Die 18-jährige Thu-My Ly fühlt sich als Hanseatin und spielt auch Theaterstücke op Platt. Seit der zweiten Klasse nimmt sie Sprachunterricht.

Hamburg. Klookschieter? Kennt man. Auch die Gnadder- und Knickerbüdels Hamburgs sind zur Genüge bekannt. Aber Katteker? Mysteriöse Einwohner sind das, die zu Tausenden die Hansestadt bevölkern. "Katteker", sagt Thu-My Ly, "sind Eichhörnchen." Op Platt natürlich . Und um das Wort zu kennen, muss man eigentlich Vollbluthamburger mit urhanseatischen Wurzeln sein.

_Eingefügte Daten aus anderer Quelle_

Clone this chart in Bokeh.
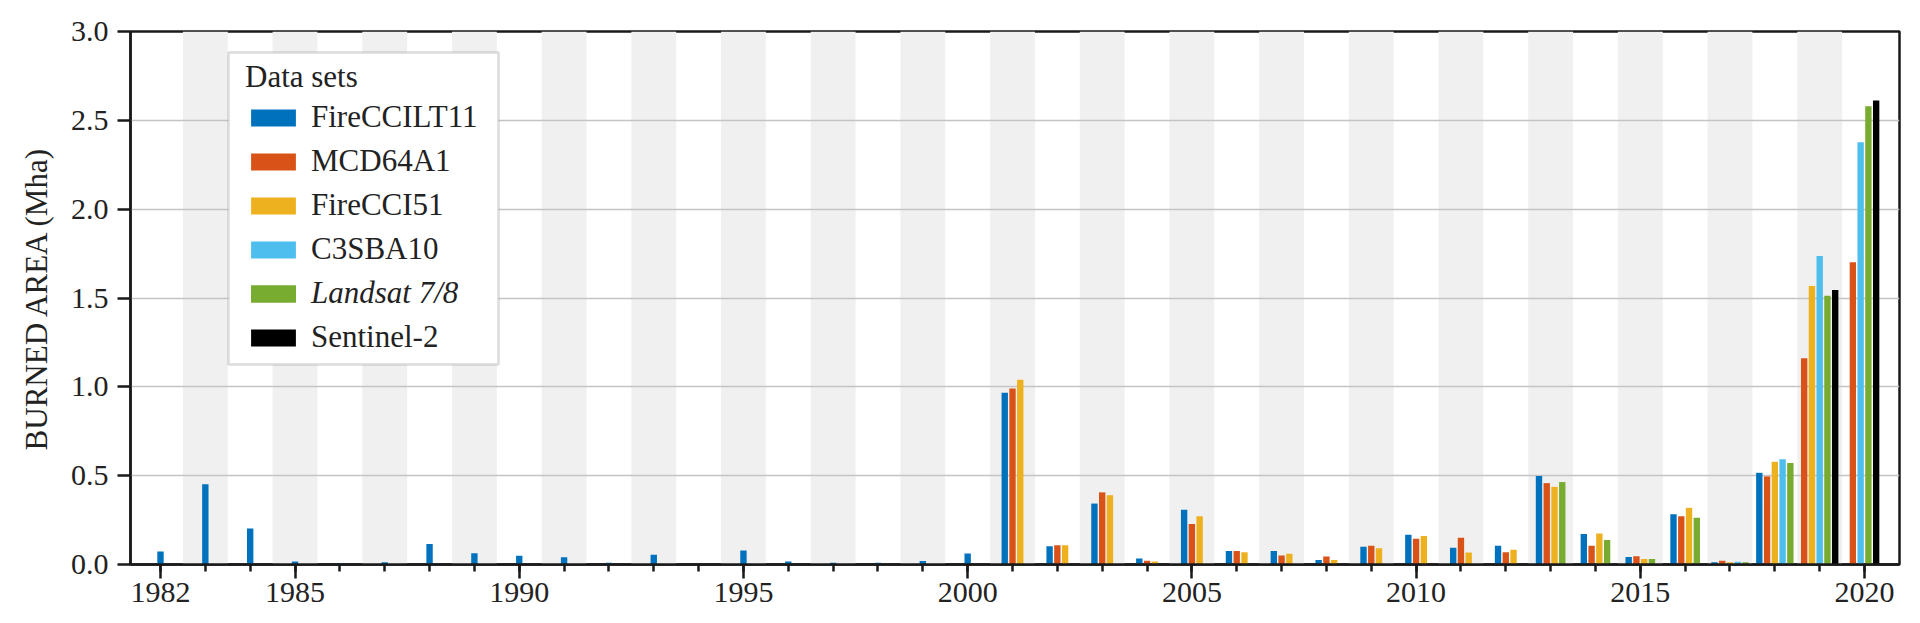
from bokeh.plotting import figure
from bokeh.models import (ColumnDataSource, Range1d, FixedTicker, PrintfTickFormatter,
                          Legend, LegendItem, BoxAnnotation)
from bokeh.embed import file_html
from bokeh.resources import INLINE

# ---------------- data ----------------
years = list(range(1982, 2021))

series_names = ["FireCCILT11", "MCD64A1", "FireCCI51", "C3SBA10", "Landsat 7/8", "Sentinel-2"]
series_colors = ["#0072BD", "#D95319", "#EDB120", "#4DBEEE", "#77AC30", "#000000"]

firecciLT11 = [0.073, 0.451, 0.203, 0.017, 0.008, 0.013, 0.116, 0.064, 0.049, 0.041,
               0.010, 0.055, 0.0, 0.079, 0.017, 0.010, 0.010, 0.019, 0.062, 0.966,
               0.103, 0.343, 0.034, 0.308, 0.076, 0.076, 0.025, 0.100, 0.167, 0.094,
               0.105, 0.498, 0.172, 0.042, 0.283, 0.013, 0.516, None, None]
mcd64a1 = [None] * 19 + [0.990, 0.109, 0.406, 0.021, 0.228, 0.076, 0.051, 0.045, 0.105,
                         0.145, 0.150, 0.069, 0.458, 0.105, 0.047, 0.272, 0.021, 0.496,
                         1.161, 1.701]
firecci51 = [None] * 19 + [1.040, 0.109, 0.390, 0.017, 0.272, 0.069, 0.060, 0.025, 0.092,
                           0.161, 0.067, 0.083, 0.437, 0.174, 0.031, 0.319, 0.012, 0.578,
                           1.567, None]
c3sba10 = [None] * 35 + [0.016, 0.592, 1.737, 2.377]
landsat = [None] * 31 + [0.464, 0.138, 0.031, 0.263, 0.012, 0.571, 1.513, 2.579]
sentinel2 = [None] * 37 + [1.545, 2.611]

all_series = [firecciLT11, mcd64a1, firecci51, c3sba10, landsat, sentinel2]

y_ticks = [0.0, 0.5, 1.0, 1.5, 2.0, 2.5, 3.0]
x_major_ticks = [1982, 1985, 1990, 1995, 2000, 2005, 2010, 2015, 2020]

# ---------------- layout of grouped bars ----------------
STEP = 0.173
BAR_W = 0.142
xs = [[] for _ in all_series]
tops = [[] for _ in all_series]
for j, yr in enumerate(years):
    present = [k for k, s in enumerate(all_series) if s[j] is not None]
    n = len(present)
    for i, k in enumerate(present):
        xs[k].append(yr + (i - (n - 1) / 2) * STEP)
        tops[k].append(all_series[k][j])

FONT = "Liberation Serif"
DARK = "#1a1a1a"

p = figure(width=1904, height=615, output_backend="svg", toolbar_location=None,
           x_range=Range1d(1981.331, 2020.78), y_range=Range1d(0, 3.0),
           min_border_left=130, min_border_right=5, min_border_top=31, min_border_bottom=51)
p.background_fill_color = "white"
p.border_fill_color = "white"
p.outline_line_color = DARK
p.outline_line_width = 2.5

# alternating shaded years
odd_years = [y for y in years if y % 2 == 1]
p.quad(left=[y - 0.5 for y in odd_years], right=[y + 0.5 for y in odd_years],
       bottom=0, top=3.0, fill_color="#f0f0f0", line_color=None, level="image")

renderers = []
for k, name in enumerate(series_names):
    src = ColumnDataSource(dict(x=xs[k], top=tops[k]))
    r = p.vbar(x="x", top="top", bottom=0, width=BAR_W, source=src,
               fill_color=series_colors[k], line_color=None)
    renderers.append(r)

# grid
p.xgrid.visible = False
p.ygrid.grid_line_color = "#c4c4c4"
p.ygrid.grid_line_width = 1.5
p.ygrid.ticker = FixedTicker(ticks=y_ticks)

# x axis
xa = p.xaxis[0]
xa.ticker = FixedTicker(ticks=x_major_ticks, minor_ticks=years)
xa.axis_line_color = DARK
xa.axis_line_width = 2.5
xa.major_tick_line_color = DARK
xa.minor_tick_line_color = DARK
xa.major_tick_line_width = 2.5
xa.minor_tick_line_width = 2.5
xa.major_tick_in = 0
xa.major_tick_out = 14
xa.minor_tick_in = 0
xa.minor_tick_out = 7
xa.major_label_standoff = 4
xa.major_label_text_font = FONT
xa.major_label_text_font_size = "30px"
xa.major_label_text_color = "#222222"

# y axis
ya = p.yaxis[0]
ya.ticker = FixedTicker(ticks=y_ticks, minor_ticks=[])
ya.formatter = PrintfTickFormatter(format="%.1f")
ya.axis_line_color = DARK
ya.axis_line_width = 2.5
ya.major_tick_line_color = DARK
ya.major_tick_line_width = 2.5
ya.major_tick_in = 0
ya.major_tick_out = 13
ya.minor_tick_out = 0
ya.minor_tick_in = 0
ya.major_label_standoff = 9
ya.major_label_text_font = FONT
ya.major_label_text_font_size = "30px"
ya.major_label_text_color = "#222222"
ya.axis_label = "BURNED AREA (Mha)"
ya.axis_label_text_font = FONT
ya.axis_label_text_font_size = "31px"
ya.axis_label_text_font_style = "normal"
ya.axis_label_text_color = "#222222"
ya.axis_label_standoff = 14

# legend frame
box = BoxAnnotation(left=1983.516, right=1989.538, bottom=1.126, top=2.882,
                    fill_color="white", fill_alpha=1.0,
                    line_color="#8a8a8a", line_width=2.5, level="annotation")
p.add_layout(box)

def style_legend(lg):
    lg.background_fill_alpha = 0
    lg.border_line_color = None
    lg.padding = 0
    lg.margin = 0
    lg.spacing = 8
    lg.glyph_width = 56
    lg.glyph_height = 21
    lg.label_height = 36
    lg.label_standoff = 10
    lg.label_text_font = FONT
    lg.label_text_font_size = "31px"
    lg.label_text_color = "#222222"

items_a = []
for k, name in enumerate(series_names):
    lbl = " " if name == "Landsat 7/8" else name
    items_a.append(LegendItem(label=lbl, renderers=[renderers[k]]))
leg_a = Legend(items=items_a, location=(115, 209), title="Data sets")
style_legend(leg_a)
leg_a.title_text_font = FONT
leg_a.title_text_font_size = "31px"
leg_a.title_text_font_style = "normal"
leg_a.title_text_color = "#222222"
leg_a.title_standoff = 4
p.add_layout(leg_a)

leg_b = Legend(items=[LegendItem(label="Landsat 7/8", renderers=[renderers[4]])],
               location=(115, 253))
style_legend(leg_b)
leg_b.label_text_font_style = "italic"
p.add_layout(leg_b)

open("out.html", "w").write(file_html(p, INLINE))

Thu-My Ly ist das nicht - zumindest nicht im klassischen Sinne. Sie wohnt zwar in Volksdorf, doch ihre Herkunft, das ist rasch zu erkennen, liegt auf einem anderen Kontinent. Sie trägt einen Namen, der das verrät, dazu ein Yang-Zeichen um den Hals und ein Abbild der chinesischen Schutzgöttin Guanyin. Die Eltern der 18 Jahre alten Abiturientin kamen aus China nach Hamburg, Thu-My Ly wurde hier geboren. Zu Hause wird ein südchinesischer Dialekt gesprochen, sonnabends geht sie zum Mandarin-Unterricht. Ihre Leidenschaft aber gehört dem Platt. Dass "88" da "tachentachentig" heißt und aus Neugier "Neeschier" wird, weiß manch anderer von klein auf. Thu-My Ly musste es sich mühsam aneignen. "Meine Eltern verstehen nichts davon", sagt sie. "Aber sie freuen sich, dass ich noch eine Sprache lerne." Angefangen hat alles mit der Musik. Mit alten Liedern wie "Dat du mien Leevsten büst" oder das Weihnachtsstück "Dat Johr geiht to End" - ruhige, getragene Stücke mit einem Schuss Melancholie, wie er typisch ist für die Städte am Meer. Thu-My Ly fühlt sich als Hanseatin. Und sie stimmte schon immer gerne ein, wenn jemand anders zu singen begann. Platt, sagt sie, sei eine Sprache, die zur See gehöre. "Das klingt immer gleich wie Hafen."

++++ Wat mutt, dat mutt! Plattsnackers bevorzugt +++

Seit der zweiten Klasse nimmt sie Sprachunterricht, erst in Schul-AGs, dann im kleinen Kreis. Sie spielt op Platt Theaterstücke und tritt bei Vorlesewettbewerben auf. Im Seniorenzentrum St. Markus hat sie vor wenigen Tagen den ersten Platz gemacht. "Ich finde es schade, wenn alte Sprachen aussterben", sagt sie. "Besonders so eine schöne wie das Platt."

Dafür hat sie Vokabeln gebüffelt und sich Grammatik- und Aufgabenbücher zugelegt. Sie lernt "Hauptwöör", "Eenthal" (Singular) und "Mehrthal" (Plural) und schreibt auch selbst Geschichten. "Hebbt Spökels Fööt?" heißt eine - "Haben Gespenster Füße?"

Angesagt war das unter Gleichaltrigen zwar nie besonders, umso mehr aber unter Muttersprachlern. Den alteingesessenen Hamburgern gefällt die eigentlich ganz moderne Mischung aus Tradition und Exotik. Seit Thu-My Ly im zarten Alter von acht Jahren das erste Mal auf einer Bühne stand und Platt snackt harr, ist sie eine kleine Berühmtheit. "Wie geht's denn der kleinen Chinesin?", wird ihre Lehrerin immer wieder gefragt.

Das Platt, sagt Thu-My Ly, passe zu ihr. Zum einen, weil es sich zum Hochdeutschen so verhält wie der Dialekt ihrer Eltern zur chinesischen Sprache. Vor allem aber, weil sie ein Mensch ist, dem viel an Harmonie gelegen ist. Wenn schon fluchen, dann op Platt: "Dann klingt alles gleich viel weniger böse."

Nun, da sie sich um einen Studienplatz in Medizin bewirbt, könnte ihr Hobby zwar bald Konkurrenz bekommen. Koreanisch will sie lernen, Japanisch auch. Trotzdem hofft sie, ihre Platt-Kenntnisse auch öfter einmal am Muttersprachler ausprobieren zu können. Daran hapert es manchmal, auch weil ihr schnell englische Wörter dazwischenrutschen. Manchmal ist es kompliziert mit den vielen Fremdsprachen. Zu Hause hält sie sich deshalb mit dem Platt zurück. Nur ein lässiges "Allens kloor", sagt sie - das rutsche ihr auch vor den Eltern oft raus.